Adam R. B. Jack wrote:


what about the "type" command/built-in? Can we assume that either the
python execute command will always execute the command in bash or find
the "type" executable?



Nice idea. Not sure it is portable enough (for Microsoft) to be quite worth
the effort, but maybe. I suspect there is a way to search a path for an
executable, and that is how we ought implement it. Mind you, I could easily
live w/ a *nix flavour that works nicer than Microsoft, since most of our
big serves are *Nix.


We could always fall back on the current way of doing things if the test fails.
I'll look at a patch to do this.




One things I dislike about
pgrep is it doesn't kill grandchildren (a perfectly good attribute out
outside of computing) -- so only kills the child shell, not even the main
program below. That all said, it stops Gump from hanging.

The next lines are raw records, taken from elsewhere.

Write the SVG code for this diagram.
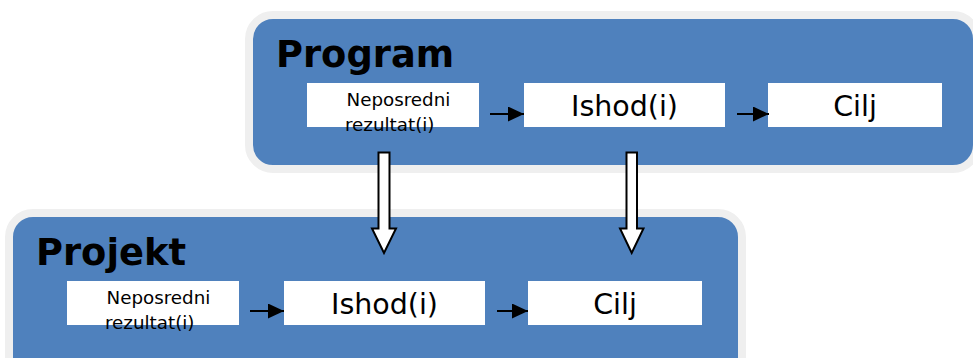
<svg xmlns="http://www.w3.org/2000/svg" width="973" height="358" viewBox="0 0 973 358">
  <style>
    .panel { fill: #4f81bd; stroke: #efefef; stroke-width: 8; }
    .box { fill: #ffffff; }
    .title { font-family: "DejaVu Sans", sans-serif; font-weight: bold; font-size: 36.8px; fill: #000; }
    .small { font-family: "DejaVu Sans", sans-serif; font-size: 18.3px; fill: #000; }
    .big { font-family: "DejaVu Sans", sans-serif; font-size: 28.5px; fill: #000; text-anchor: middle; }
    .line { stroke: #000; stroke-width: 2; fill: none; }
    .hollow { fill: #ffffff; stroke: #000; stroke-width: 2; stroke-linejoin: miter; }
  </style>
  <defs>
    <marker id="ah" markerWidth="16" markerHeight="15" refX="16" refY="7.5" orient="auto" markerUnits="userSpaceOnUse">
      <path d="M0,0 L16,7.5 L0,15 Z" fill="#000"/>
    </marker>
  </defs>

  <g id="program">
    <rect class="panel" x="249" y="15" width="728" height="154" rx="24" ry="24"/>
    <text class="title" x="276" y="67">Program</text>
  </g>
  <g id="projekt">
    <rect class="panel" x="9" y="213" width="733" height="170" rx="24" ry="24"/>
    <text class="title" x="36" y="265">Projekt</text>
  </g>

  <g id="program-neposredni">
    <rect class="box" x="307" y="83" width="172" height="44"/>
    <text class="small" x="346.5" y="106">Neposredni</text>
    <text class="small" x="345" y="131">rezultat(i)</text>
  </g>
  <g id="program-ishod">
    <rect class="box" x="524" y="83" width="201" height="44"/>
    <text class="big" x="624.5" y="116">Ishod(i)</text>
  </g>
  <g id="program-cilj">
    <rect class="box" x="768" y="83" width="174" height="44"/>
    <text class="big" x="855" y="116">Cilj</text>
  </g>

  <g id="projekt-neposredni">
    <rect class="box" x="67" y="281" width="172" height="44"/>
    <text class="small" x="106.5" y="304">Neposredni</text>
    <text class="small" x="105" y="329">rezultat(i)</text>
  </g>
  <g id="projekt-ishod">
    <rect class="box" x="284" y="281" width="201" height="44"/>
    <text class="big" x="384.5" y="314">Ishod(i)</text>
  </g>
  <g id="projekt-cilj">
    <rect class="box" x="528" y="281" width="174" height="44"/>
    <text class="big" x="615" y="314">Cilj</text>
  </g>

  <g id="connectors">
    <line class="line" x1="490" y1="114" x2="524" y2="114" marker-end="url(#ah)"/>
    <line class="line" x1="737" y1="114" x2="769" y2="114" marker-end="url(#ah)"/>
    <line class="line" x1="250" y1="311" x2="284" y2="311" marker-end="url(#ah)"/>
    <line class="line" x1="497" y1="311" x2="528" y2="311" marker-end="url(#ah)"/>
    <path class="hollow" d="M378.5,152.5 L389.5,152.5 L389.5,228.5 L396,228.5 L384,253 L372,228.5 L378.5,228.5 Z"/>
    <path class="hollow" d="M626.5,152.5 L637,152.5 L637,228.5 L643.5,228.5 L631.7,253 L620,228.5 L626.5,228.5 Z"/>
  </g>
</svg>
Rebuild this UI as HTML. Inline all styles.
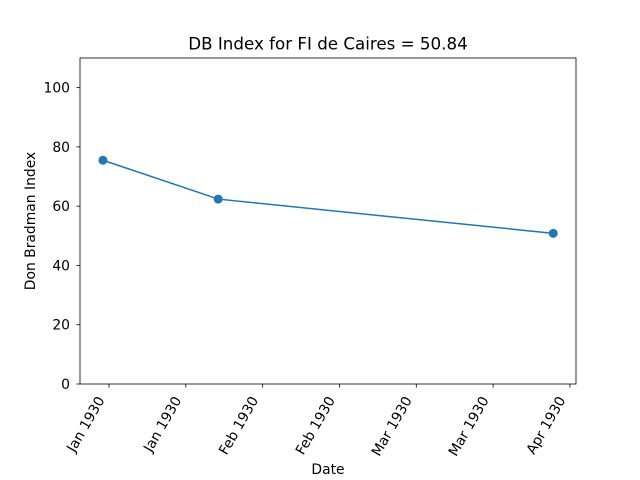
<!DOCTYPE html>
<html><head><meta charset="utf-8"><style>
html,body{margin:0;padding:0;background:#fff;}
svg{display:block;font-family:"DejaVu Sans","Liberation Sans",sans-serif;}
</style></head><body>
<svg id="chart" width="640" height="480" viewBox="0 0 640 480" xmlns="http://www.w3.org/2000/svg">
<rect x="0" y="0" width="640" height="480" fill="#fff"/>
<text x="328" y="49.5" font-size="16.7" text-anchor="middle">DB Index for FI de Caires = 50.84</text>
<g id="plot"></g>
<rect x="80" y="58" width="496" height="326" fill="none" stroke="#000" stroke-width="0.8"/>
<text x="328" y="474" font-size="13.9" text-anchor="middle">Date</text>
<text x="0" y="0" font-size="13.9" text-anchor="middle" transform="translate(35,221) rotate(-90)">Don Bradman Index</text>
</svg>
<script>
// data: day offsets from 1 Jan 1930
const pointDays = [-1.2, 21.6, 87.9];
const pointValues = [75.5, 62.4, 50.84];
const yTicks = [0, 20, 40, 60, 80, 100];
const xTickDays = [0, 15.2, 30.4, 45.6, 60.8, 76.0, 91.2];
const xTickLabels = ["Jan 1930","Jan 1930","Feb 1930","Feb 1930","Mar 1930","Mar 1930","Apr 1930"];

const L=80,R=576,T=58,B=384;
const xMin=-5.74,xMax=92.4,yMin=0,yMax=110;
const xs=d=>L+(d-xMin)/(xMax-xMin)*(R-L);
const ys=v=>B-(v-yMin)/(yMax-yMin)*(B-T);
const NS="http://www.w3.org/2000/svg";
const g=document.getElementById('plot');
function mk(tag,attrs){const e=document.createElementNS(NS,tag);for(const k in attrs)e.setAttribute(k,attrs[k]);g.appendChild(e);return e;}

yTicks.forEach(v=>{
  const y=ys(v);
  const t=mk('line',{x1:L-3.5,x2:L,y1:y,y2:y,stroke:'#000','stroke-width':0.8});
  
  
  const l=mk('text',{x:L-10,y:y+5,'font-size':13.9,'text-anchor':'end'});
  l.textContent=v;
  
  
});
xTickDays.forEach((d,i)=>{
  const x=xs(d);
  const t=mk('line',{x1:x,x2:x,y1:B,y2:B+3.5,stroke:'#000','stroke-width':0.8});
  
  
  const l=mk('text',{x:0,y:0,'font-size':13.9,'text-anchor':'end',transform:`translate(${x-4},${B+16}) rotate(-60)`});
  l.textContent=xTickLabels[i];
  
  
});
const pts=pointDays.map((d,i)=>xs(d)+','+ys(pointValues[i])).join(' ');
const line=mk('polyline',{points:pts,fill:'none',stroke:'#1f77b4','stroke-width':1.5});


pointDays.forEach((d,i)=>{
  const c=mk('circle',{cx:xs(d),cy:ys(pointValues[i]),r:4.5,fill:'#1f77b4'});
  
  
});
</script>
</body></html>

;) If you ensure that the group id is set for all children, then
wouldn't a pgrep -g id do the trick? I don't know how you would achieve
that with python, but in C you would use setgid(id);



I once looked into group ids, thinking they might be the answer, but
didn't/don't know enough about them to come up with a plan. I suspect that
some fork/exec, along with this, and with popenN could do it (again, for
*Nix) but I've not had time to work it out.


group ids generally and setgid() (or maybe it is setpgrp()) specifically are explained well in "Advanced Programming in the UNIX Environment (APC)" by W.Richard Stevens, published by Addison Wesley. I no longer have access to a copy.

Maybe we could write some test modules to do this stuff (portably) and test
them in unit tests, and then work them in.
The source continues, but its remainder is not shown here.